## Requirements
Retype all material exactly. Pictures stay out of the copy.

## Recorded information
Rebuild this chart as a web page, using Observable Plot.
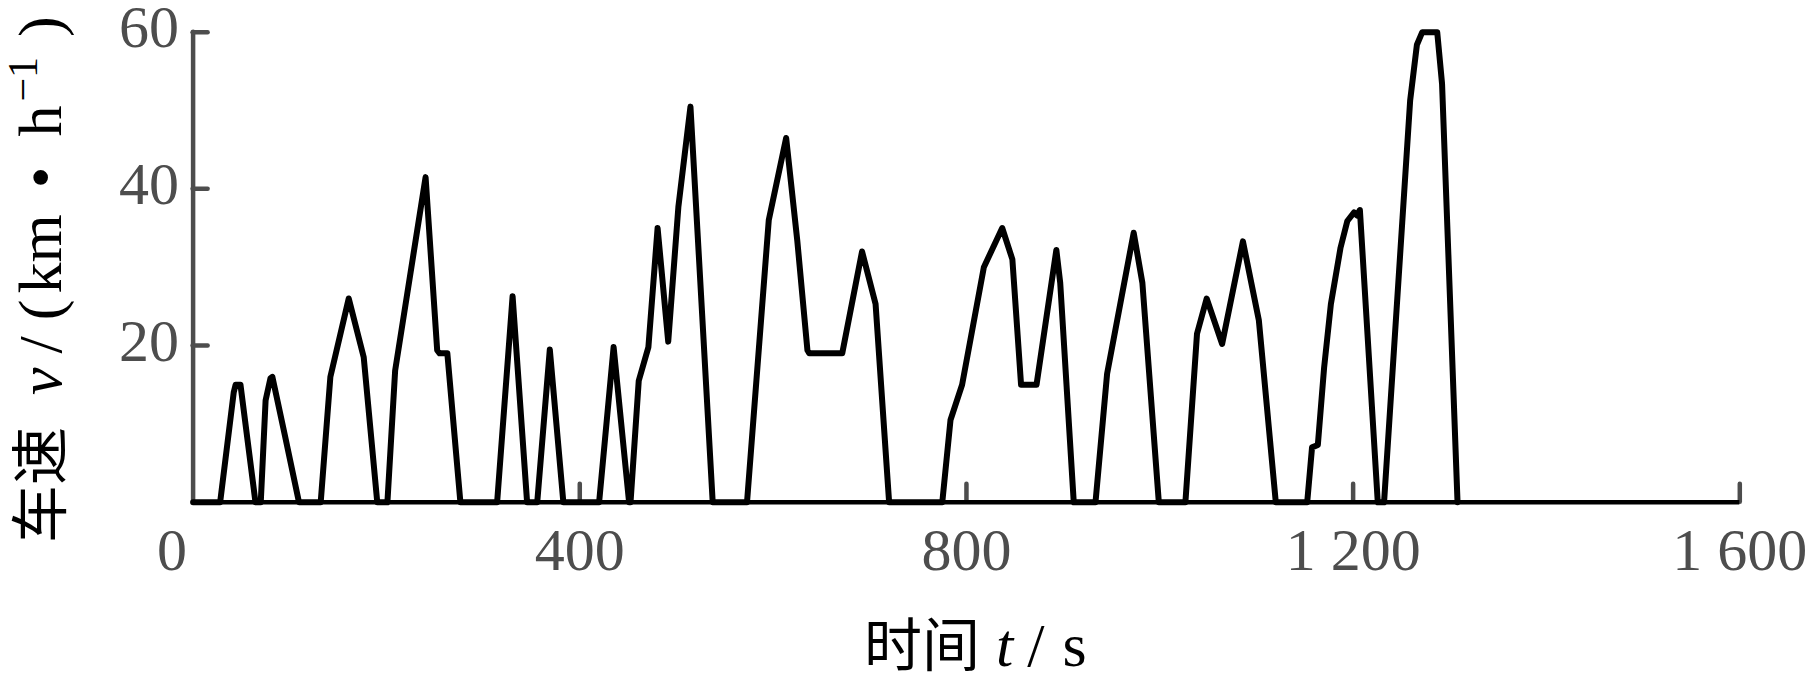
<!DOCTYPE html>
<html>
<head>
<meta charset="utf-8">
<script src="https://cdn.jsdelivr.net/npm/d3@7"></script>
<script src="https://cdn.jsdelivr.net/npm/@observablehq/plot@0.6"></script>
<style>
  html, body { margin: 0; padding: 0; background: #fff; }
  #chart svg { display: block; }
</style>
</head>
<body>
<div id="chart"></div>
<script>
// ---- data (time in s, speed in km/h) ----
const time = [
  0, 28, 42, 44, 49, 64.5,
  70, 75, 80, 82, 95, 109.5,
  132, 142, 161, 176.5, 190.5,
  201, 209, 240.5, 252.5, 255, 263, 276.5,
  314.5, 330.5, 345.5,
  356, 369, 383,
  420, 435, 451,
  452.5, 461, 471, 480.5, 491.5, 502, 514.5, 537.5,
  573, 595.5, 613.5, 625, 635.5, 637.5, 671.5, 692, 706, 720,
  775, 783.5, 795.5, 818, 837, 847.5, 856.5, 872.5, 893, 897, 911,
  933.5, 945.5, 973, 982, 999,
  1026.5, 1038.5, 1048.5, 1064.5, 1086, 1102.5, 1120,
  1152.5, 1157.5, 1163.5, 1170, 1177, 1187, 1194, 1201, 1204, 1207, 1225.5,
  1232, 1259, 1266, 1271.5, 1287, 1292, 1308
];
const speed = [
  0, 0, 14, 15, 15, 0,
  0, 13, 15.8, 16, 8.5, 0,
  0, 16, 26, 18.5, 0,
  0, 16.8, 41.5, 19.4, 19, 19, 0,
  0, 26.3, 0,
  0, 19.5, 0,
  0, 19.8, 0,
  0, 15.5, 19.8, 35, 20.5, 37.7, 50.5, 0,
  0, 36, 46.5, 33.4, 19.4, 19, 19, 32, 25.3, 0,
  0, 10.5, 15, 30, 35, 31, 15, 15, 32.2, 28, 0,
  0, 16.4, 34.4, 28, 0,
  0, 21.5, 26, 20.2, 33.3, 23.2, 0,
  0, 7, 7.3, 17.2, 25.3, 32.5, 35.9, 37, 36.6, 37.3, 0,
  0, 51.3, 58.4, 60, 60, 53.4, 0
];
const xTicks = [0, 400, 800, 1200, 1600];
const xTickLabels = ["0", "400", "800", "1 200", "1 600"];
const yTicks = [20, 40, 60];
const yTickLabels = ["20", "40", "60"];
const yTitleParts = ["车速", "v", "/", "(", "km", "•", "h", "−1", ")"];
const xTitleParts = ["时间", "t", "/", "s"];

// ---- build ----
const data = time.map((t, i) => ({t, v: speed[i]}));
const fmtX = d => xTickLabels[xTicks.indexOf(d)];
const fmtY = d => yTickLabels[yTicks.indexOf(d)];
const serif = "'Liberation Serif', 'Times New Roman', serif";
const cjk = "'Noto Sans CJK SC', 'Noto Sans', sans-serif";
const gray = "#4d4d4d";

const chart = Plot.plot({
  width: 1819,
  height: 679,
  marginLeft: 192.6,
  marginRight: 79.7,
  marginTop: 31.7,
  marginBottom: 177.3,
  style: {fontFamily: serif, background: "#fff", overflow: "visible"},
  x: {domain: [0, 1600]},
  y: {domain: [0, 60]},
  marks: [
    Plot.ruleX([0], {y1: 0, y2: 60, stroke: gray, strokeWidth: 4.5, strokeLinecap: "round"}),
    Plot.axisY(yTicks, {tickSize: -15, fill: "none", stroke: gray, strokeWidth: 4.5, strokeLinecap: "round", label: null}),
    Plot.axisY(yTicks, {tickSize: 0, tickPadding: 14, dy: -4, fill: gray, fontSize: 60, tickFormat: fmtY, label: null}),
    Plot.axisX(xTicks.slice(1), {tickSize: -18, fill: "none", stroke: gray, strokeWidth: 4.5, strokeLinecap: "round", label: null}),
    Plot.axisX(xTicks.slice(1), {tickSize: 0, tickPadding: 25, fill: gray, fontSize: 60, tickFormat: fmtX, label: null}),
    Plot.axisX(xTicks.slice(0, 1), {tickSize: 0, tickPadding: 25, dx: -21, fill: gray, fontSize: 60, tickFormat: fmtX, label: null}),
    Plot.ruleY([0], {x1: 0, x2: 1600, stroke: "#000", strokeWidth: 4.5}),
    Plot.line(data, {x: "t", y: "v", stroke: "#000", strokeWidth: 6, strokeLinejoin: "round", strokeLinecap: "round"})
  ]
});
document.getElementById("chart").append(chart);

// ---- axis titles (mixed fonts / italic / superscript) ----
const svg = d3.select(chart);
const yt = svg.append("text")
  .attr("transform", "translate(61,543) rotate(-90)")
  .attr("text-anchor", "start")
  .attr("font-size", 62)
  .attr("font-family", serif)
  .attr("fill", "#000");
yt.append("tspan").attr("font-family", cjk).attr("font-size", 58).text(yTitleParts[0]);
yt.append("tspan").attr("dx", 32).attr("font-style", "italic").text(yTitleParts[1]);
yt.append("tspan").attr("dx", 14).text(yTitleParts[2]);
yt.append("tspan").attr("dx", 16).text(yTitleParts[3]);
yt.append("tspan").attr("dx", 6).text(yTitleParts[4]);
yt.append("tspan").attr("dx", 26).text(yTitleParts[5]);
yt.append("tspan").attr("dx", 30).text(yTitleParts[6]);
yt.append("tspan").attr("dx", 4).attr("dy", -24).attr("font-size", 42).text(yTitleParts[7]);
yt.append("tspan").attr("dx", 20).attr("dy", 24).text(yTitleParts[8]);

const xs = chart.scale("x");
const xt = svg.append("text")
  .attr("x", xs.apply(800) - 102)
  .attr("y", 666)
  .attr("text-anchor", "start")
  .attr("font-size", 62)
  .attr("font-family", serif)
  .attr("fill", "#000");
xt.append("tspan").attr("font-family", cjk).attr("font-size", 58).text(xTitleParts[0]);
xt.append("tspan").attr("dx", 16).attr("font-style", "italic").text(xTitleParts[1]);
xt.append("tspan").attr("dx", 14).text(xTitleParts[2]);
xt.append("tspan").attr("dx", 18).text(xTitleParts[3]);
</script>
</body>
</html>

## Solution for this exercise
Rebuild this chart as a web page, using Observable Plot.
<!DOCTYPE html>
<html>
<head>
<meta charset="utf-8">
<script src="https://cdn.jsdelivr.net/npm/d3@7"></script>
<script src="https://cdn.jsdelivr.net/npm/@observablehq/plot@0.6"></script>
<style>
  html, body { margin: 0; padding: 0; background: #fff; }
  #chart svg { display: block; }
</style>
</head>
<body>
<div id="chart"></div>
<script>
// ---- data (time in s, speed in km/h) ----
const time = [
  0, 28, 42, 44, 49, 64.5,
  70, 75, 80, 82, 95, 109.5,
  132, 142, 161, 176.5, 190.5,
  201, 209, 240.5, 252.5, 255, 263, 276.5,
  314.5, 330.5, 345.5,
  356, 369, 383,
  420, 435, 451,
  452.5, 461, 471, 480.5, 491.5, 502, 514.5, 537.5,
  573, 595.5, 613.5, 625, 635.5, 637.5, 671.5, 692, 706, 720,
  775, 783.5, 795.5, 818, 837, 847.5, 856.5, 872.5, 893, 897, 911,
  933.5, 945.5, 973, 982, 999,
  1026.5, 1038.5, 1048.5, 1064.5, 1086, 1102.5, 1120,
  1152.5, 1157.5, 1163.5, 1170, 1177, 1187, 1194, 1201, 1204, 1207, 1225.5,
  1232, 1259, 1266, 1271.5, 1287, 1292, 1308
];
const speed = [
  0, 0, 14, 15, 15, 0,
  0, 13, 15.8, 16, 8.5, 0,
  0, 16, 26, 18.5, 0,
  0, 16.8, 41.5, 19.4, 19, 19, 0,
  0, 26.3, 0,
  0, 19.5, 0,
  0, 19.8, 0,
  0, 15.5, 19.8, 35, 20.5, 37.7, 50.5, 0,
  0, 36, 46.5, 33.4, 19.4, 19, 19, 32, 25.3, 0,
  0, 10.5, 15, 30, 35, 31, 15, 15, 32.2, 28, 0,
  0, 16.4, 34.4, 28, 0,
  0, 21.5, 26, 20.2, 33.3, 23.2, 0,
  0, 7, 7.3, 17.2, 25.3, 32.5, 35.9, 37, 36.6, 37.3, 0,
  0, 51.3, 58.4, 60, 60, 53.4, 0
];
const xTicks = [0, 400, 800, 1200, 1600];
const xTickLabels = ["0", "400", "800", "1 200", "1 600"];
const yTicks = [20, 40, 60];
const yTickLabels = ["20", "40", "60"];
const yTitleParts = ["车速", "v", "/", "(", "km", "•", "h", "−1", ")"];
const xTitleParts = ["时间", "t", "/", "s"];

// ---- build ----
const data = time.map((t, i) => ({t, v: speed[i]}));
const fmtX = d => xTickLabels[xTicks.indexOf(d)];
const fmtY = d => yTickLabels[yTicks.indexOf(d)];
const serif = "'Liberation Serif', 'Times New Roman', serif";
const cjk = "'Noto Sans CJK SC', 'Noto Sans', sans-serif";
const gray = "#4d4d4d";

const chart = Plot.plot({
  width: 1819,
  height: 679,
  marginLeft: 192.6,
  marginRight: 79.7,
  marginTop: 31.7,
  marginBottom: 177.3,
  style: {fontFamily: serif, background: "#fff", overflow: "visible"},
  x: {domain: [0, 1600]},
  y: {domain: [0, 60]},
  marks: [
    Plot.ruleX([0], {y1: 0, y2: 60, stroke: gray, strokeWidth: 4.5, strokeLinecap: "round"}),
    Plot.axisY(yTicks, {tickSize: -15, fill: "none", stroke: gray, strokeWidth: 4.5, strokeLinecap: "round", label: null}),
    Plot.axisY(yTicks, {tickSize: 0, tickPadding: 14, dy: -4, fill: gray, fontSize: 60, tickFormat: fmtY, label: null}),
    Plot.axisX(xTicks.slice(1), {tickSize: -18, fill: "none", stroke: gray, strokeWidth: 4.5, strokeLinecap: "round", label: null}),
    Plot.axisX(xTicks.slice(1), {tickSize: 0, tickPadding: 25, fill: gray, fontSize: 60, tickFormat: fmtX, label: null}),
    Plot.axisX(xTicks.slice(0, 1), {tickSize: 0, tickPadding: 25, dx: -21, fill: gray, fontSize: 60, tickFormat: fmtX, label: null}),
    Plot.ruleY([0], {x1: 0, x2: 1600, stroke: "#000", strokeWidth: 4.5}),
    Plot.line(data, {x: "t", y: "v", stroke: "#000", strokeWidth: 6, strokeLinejoin: "round", strokeLinecap: "round"})
  ]
});
document.getElementById("chart").append(chart);

// ---- axis titles (mixed fonts / italic / superscript) ----
const svg = d3.select(chart);
const yt = svg.append("text")
  .attr("transform", "translate(61,543) rotate(-90)")
  .attr("text-anchor", "start")
  .attr("font-size", 62)
  .attr("font-family", serif)
  .attr("fill", "#000");
yt.append("tspan").attr("font-family", cjk).attr("font-size", 58).text(yTitleParts[0]);
yt.append("tspan").attr("dx", 32).attr("font-style", "italic").text(yTitleParts[1]);
yt.append("tspan").attr("dx", 14).text(yTitleParts[2]);
yt.append("tspan").attr("dx", 16).text(yTitleParts[3]);
yt.append("tspan").attr("dx", 6).text(yTitleParts[4]);
yt.append("tspan").attr("dx", 26).text(yTitleParts[5]);
yt.append("tspan").attr("dx", 30).text(yTitleParts[6]);
yt.append("tspan").attr("dx", 4).attr("dy", -24).attr("font-size", 42).text(yTitleParts[7]);
yt.append("tspan").attr("dx", 20).attr("dy", 24).text(yTitleParts[8]);

const xs = chart.scale("x");
const xt = svg.append("text")
  .attr("x", xs.apply(800) - 102)
  .attr("y", 666)
  .attr("text-anchor", "start")
  .attr("font-size", 62)
  .attr("font-family", serif)
  .attr("fill", "#000");
xt.append("tspan").attr("font-family", cjk).attr("font-size", 58).text(xTitleParts[0]);
xt.append("tspan").attr("dx", 16).attr("font-style", "italic").text(xTitleParts[1]);
xt.append("tspan").attr("dx", 14).text(xTitleParts[2]);
xt.append("tspan").attr("dx", 18).text(xTitleParts[3]);
</script>
</body>
</html>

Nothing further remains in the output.